Best Buy's Employee Login Was Visible to Everyone

valkant/February 2026

Best Buy is one of the largest electronics retailers in the United States. Like most enterprises of that size, they have a sprawling internal infrastructure. Employee portals, helpdesk systems, internal tools, SSO gateways. All of it is supposed to live behind the corporate network, invisible to the outside world.

Except it was not invisible. During testing on Best Buy's bug bounty program, we found their employee authentication system fully accessible from the public internet. The login page was live, functional, and leaking information that should never be exposed externally.

The exposed system revealed 47 internal service names. That alone is a goldmine for an attacker building a map of the internal network. It also displayed the employee login interface with helpdesk contact information, giving an attacker everything they need for a convincing social engineering pretext. On top of that, internal tool URLs were visible in the page source.

This is a textbook case of internal infrastructure exposure. Somebody provisioned a service, pointed DNS at it, and never restricted access to the corporate network. It happens constantly at large organizations because nobody owns the full inventory of what is publicly reachable.
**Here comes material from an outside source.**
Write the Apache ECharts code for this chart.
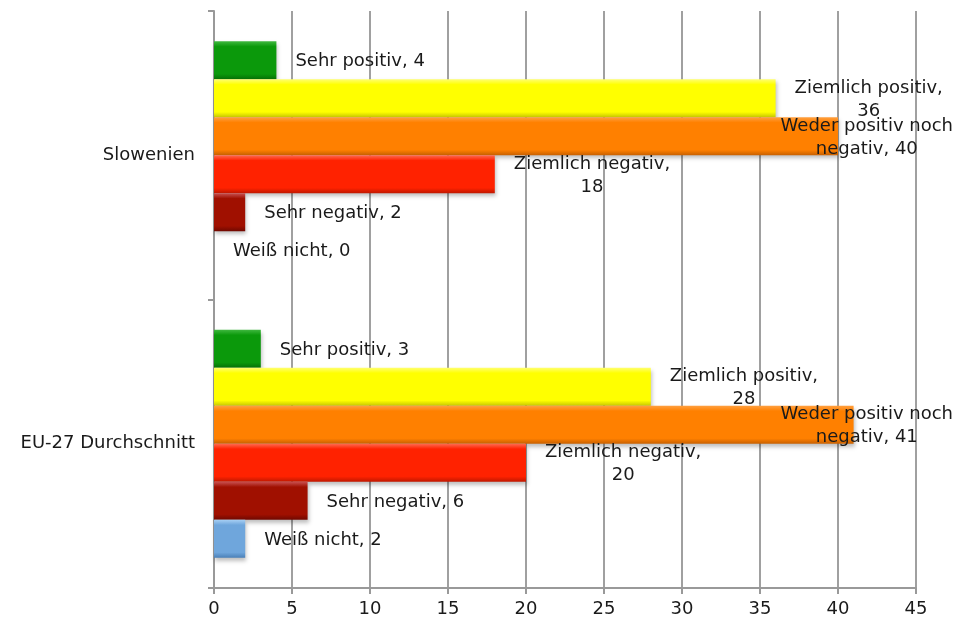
<!DOCTYPE html>
<html>
<head>
<meta charset="utf-8">
<script src="https://cdn.jsdelivr.net/npm/echarts@6/dist/echarts.min.js"></script>
<style>html,body{margin:0;padding:0;background:#fff;}#chart{width:969px;height:623px;}</style>
</head>
<body>
<div id="chart"></div>
<script>
const categories = ['Slowenien', 'EU-27 Durchschnitt'];
const seriesNames = ['Sehr positiv', 'Ziemlich positiv', 'Weder positiv noch negativ', 'Ziemlich negativ', 'Sehr negativ', 'Weiß nicht'];
const sehrPositiv = [4, 3];
const ziemlichPositiv = [36, 28];
const wederNoch = [40, 41];
const ziemlichNegativ = [18, 20];
const sehrNegativ = [2, 6];
const weissNicht = [0, 2];
const xTicks = [0, 5, 10, 15, 20, 25, 30, 35, 40, 45];

const seriesValues = [sehrPositiv, ziemlichPositiv, wederNoch, ziemlichNegativ, sehrNegativ, weissNicht];
const palette = [
  ['#3fb83f', '#0b990b', '#067006'],
  ['#ffff70', '#ffff00', '#c8c800'],
  ['#ffa040', '#ff8000', '#c86000'],
  ['#ff6a50', '#ff2200', '#c01800'],
  ['#c85050', '#a01000', '#700800'],
  ['#a8d0f4', '#6fa6dc', '#4a80b8']
];

function wrapText(s, maxChars) {
  const words = s.split(' ');
  const lines = [];
  let cur = '';
  words.forEach(w => {
    const t = cur ? cur + ' ' + w : w;
    if (t.length > maxChars && cur) { lines.push(cur); cur = w; }
    else cur = t;
  });
  if (cur) lines.push(cur);
  return lines.join('\n');
}

const chart = echarts.init(document.getElementById('chart'));
const W = 969;

const series = seriesNames.map((name, i) => ({
  name: name,
  type: 'bar',
  data: seriesValues[i],
  barGap: '0%',
  barCategoryGap: '21%',
  itemStyle: {
    color: {
      type: 'linear', x: 0, y: 0, x2: 0, y2: 1,
      colorStops: [
        { offset: 0, color: palette[i][0] },
        { offset: 0.14, color: palette[i][1] },
        { offset: 0.86, color: palette[i][1] },
        { offset: 1, color: palette[i][2] }
      ]
    },
    shadowColor: 'rgba(0,0,0,0.25)',
    shadowBlur: 4,
    shadowOffsetY: 3,
    shadowOffsetX: 1
  },
  label: {
    show: true,
    position: 'right',
    distance: 19,
    fontFamily: 'DejaVu Sans',
    fontSize: 18,
    lineHeight: 23,
    color: '#1a1a1a',
    formatter: p => wrapText(p.seriesName + ', ' + p.value, 18)
  },
  labelLayout: function (params) {
    const r = params.rect;
    const lr = params.labelRect;
    let left = r.x + r.width + 19;
    const maxRight = W - 16;
    if (left + lr.width > maxRight) left = maxRight - lr.width;
    return {
      x: left + lr.width / 2,
      y: r.y + r.height / 2 + 1.5,
      align: 'center',
      verticalAlign: 'middle'
    };
  }
}));

chart.setOption({
  animation: false,
  backgroundColor: '#ffffff',
  grid: { left: 214, right: 53, top: 11, bottom: 35, containLabel: false },
  xAxis: {
    type: 'value',
    min: xTicks[0],
    max: xTicks[xTicks.length - 1],
    interval: 5,
    axisLine: { show: true, lineStyle: { color: '#999999', width: 2 } },
    axisTick: { show: true, length: 6, lineStyle: { color: '#999999', width: 2 } },
    splitLine: { show: true, lineStyle: { color: '#a0a0a0', width: 2 } },
    axisLabel: { fontFamily: 'DejaVu Sans', fontSize: 18, color: '#1a1a1a', margin: 12 }
  },
  yAxis: {
    type: 'category',
    data: categories,
    inverse: true,
    axisLine: { show: true, lineStyle: { color: '#999999', width: 2 } },
    axisTick: { show: true, length: 6, lineStyle: { color: '#999999', width: 2 } },
    axisLabel: { fontFamily: 'DejaVu Sans', fontSize: 18, color: '#1a1a1a', margin: 19 }
  },
  series: series
});
</script>
</body>
</html>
The direct risk is not that an attacker can log in. The risk is reconnaissance. Every internal service name, every helpdesk email, every tool URL gives an attacker a thread to pull. This information fuels phishing campaigns, credential stuffing attacks, and further enumeration of the internal network.

We reported this through Best Buy's Bugcrowd program. The fix is simple: restrict the authentication system to internal network access only, or put it behind a VPN. The harder problem is finding all the other internal services that are probably exposed the same way.